How do find ‘similar variables’ work?
These functions are the results of using the Latent Semantic Analysis technique (Deerwester, Dumais et al. 1990; Larsen and Monarchi 2004) to analyze each paragraph in the articles in the selected database. This creates a high-dimensional semantic space containing some sense or “understanding” of the underlying language. Each variable’s name, definition, and items are then treated as a block of text and “projected” into the semantic space. The variable’s location in the high-dimensional space is determined and stored into a meta-semantic space (Larsen, Lee et al. 2010). When you request ‘similar variable’ for a variable of interest, we search the meta-semantic space for the variables closest to yours. The above process is the same for ‘similar items’ except that only one the item texts are projected, stored, and searched for in the meta-semantic space.
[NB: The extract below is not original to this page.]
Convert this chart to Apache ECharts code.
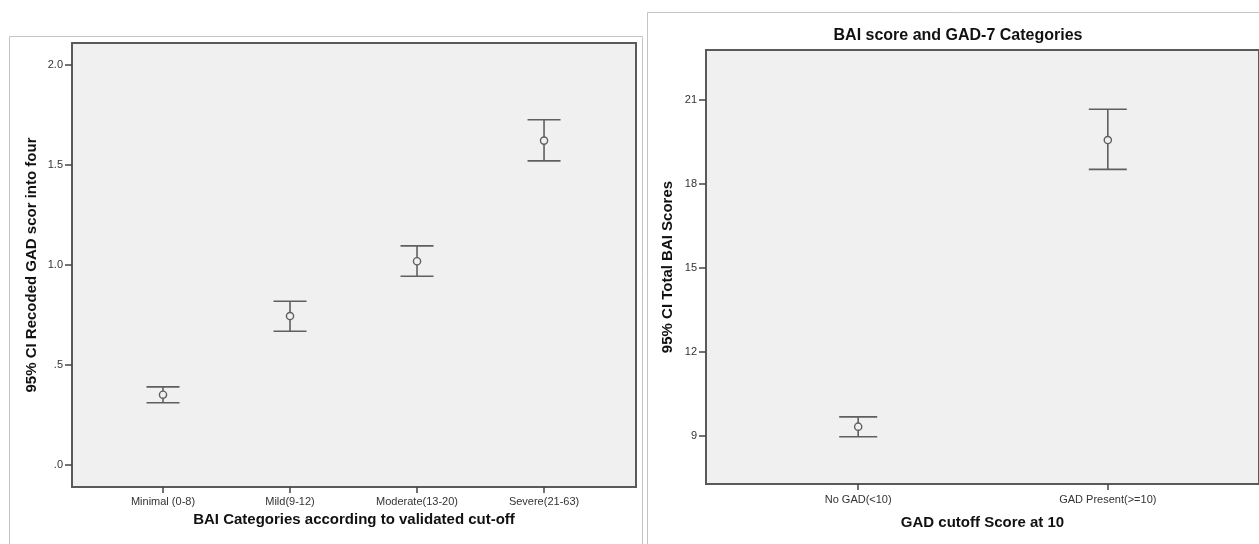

How does the ‘synonymy’ function work?
This function is only available on variables that have been part of a manual categorization task inside the project. So far, we have only done this for a subset of the MIS discipline. Please keep in mind that no two categorization tasks (or experts for that matter) will ever create the same categorization structure for a sufficiently complex problem. These results provide a window into our (quite rigorous and time-intensive) process. We did this work comparing the abilities of humans to the functionality of our system as part of the requirements for various papers. We ask that you use these results only for your own literature review rather than as data for your own research.
What is the science behind theoretical model extraction?
We proposed a novel IT artifact built on an information extraction approach to automatically extract theoretical models tested in each paper. This information extraction approach is consisted of four steps: Hypothesis extraction, Variable extraction, Variable Synonymy Detection and Variable Statistical Relationship Extraction. Rule-based vs. machine learning algorithms are evaluated and compared to determine the best approach for the extraction steps. Please refer to Li and Larsen (2011) and Li and Larsen (2013) for more details.
Why can’t I sort results by discipline? I’m not interested in Nursing variables.
Have you created an account? If you create an account and log in, you have access to discipline-specific databases. This does not currently solve the problem of a user who wants to get rid of one discipline and keep all other results, but it helps users who are primarily interested in only one discipline. This functionality is on our ‘wish-list’. If you believe that variables from a specific set of journals should be combined into a new database, let us know through the Feedback link at the top of the page.
- Bong, C. H., K. R. Larsen and J. Martin (2012). A Large Scale Knowledge Integration Which Leads to Human Decision Making. IEEE Symposium on Computer and Informatics. Penang, Malaysia, IEEE.
- Cook, P. F., K. R. Larsen, T. J. Sakraida and L. Pedro (2012). "A Novel Approach to Concept Analysis: The Inter-Nomological Network." Nursing Research Forthcoming.
- Deerwester, S., S. Dumais, G. Furnas, T. Landauer and R. Harshman (1990). "Indexing by Latent Semantic Analysis." Journal of the American Society for Information Science 41(391-407).
- Larsen, K. R. and D. S. Hovorka (2012). Developing Interfield Nomological Nets. Hawaii International Conference on System Sciences. Maui, Hawaii, IEEE.
- Larsen, K. R., J. Lee, J. Li and C. H. Bong (2010). A Transdisciplinary Approach to Construct Search and Integration. 16th Americas Conference on Information Systems, Lima, Peru, Association of Information Systems.
- Larsen, K. R. and D. E. Monarchi (2004). "A Mathematical Approach to Categorization and Labeling of Qualitative Data: the Latent Categorization Method." Sociological Methodology 34(1): 349-392.
- Larsen, K. R., D. Nevo and E. Rich (2008). Exploring the Semantic Validity of Questionnaire Scales. Hawaii International Conference on System Sciences. Waikoloa, Hawaii: 1-10.
- Li, J. and K. R. Larsen (2011). Establishing Nomological Networks for Behavioral Science: A Natural Language Processing Based Approach. International Conference on Information Systems. Shanghai, China, Association for Information Systems.
- Li, J., & Larsen, K. (2013). Tracking Behavioral Construct Use through Citations: A Relation Extraction Approach. International Conference on Information Systems. Shanghai, China, Association for Information Systems.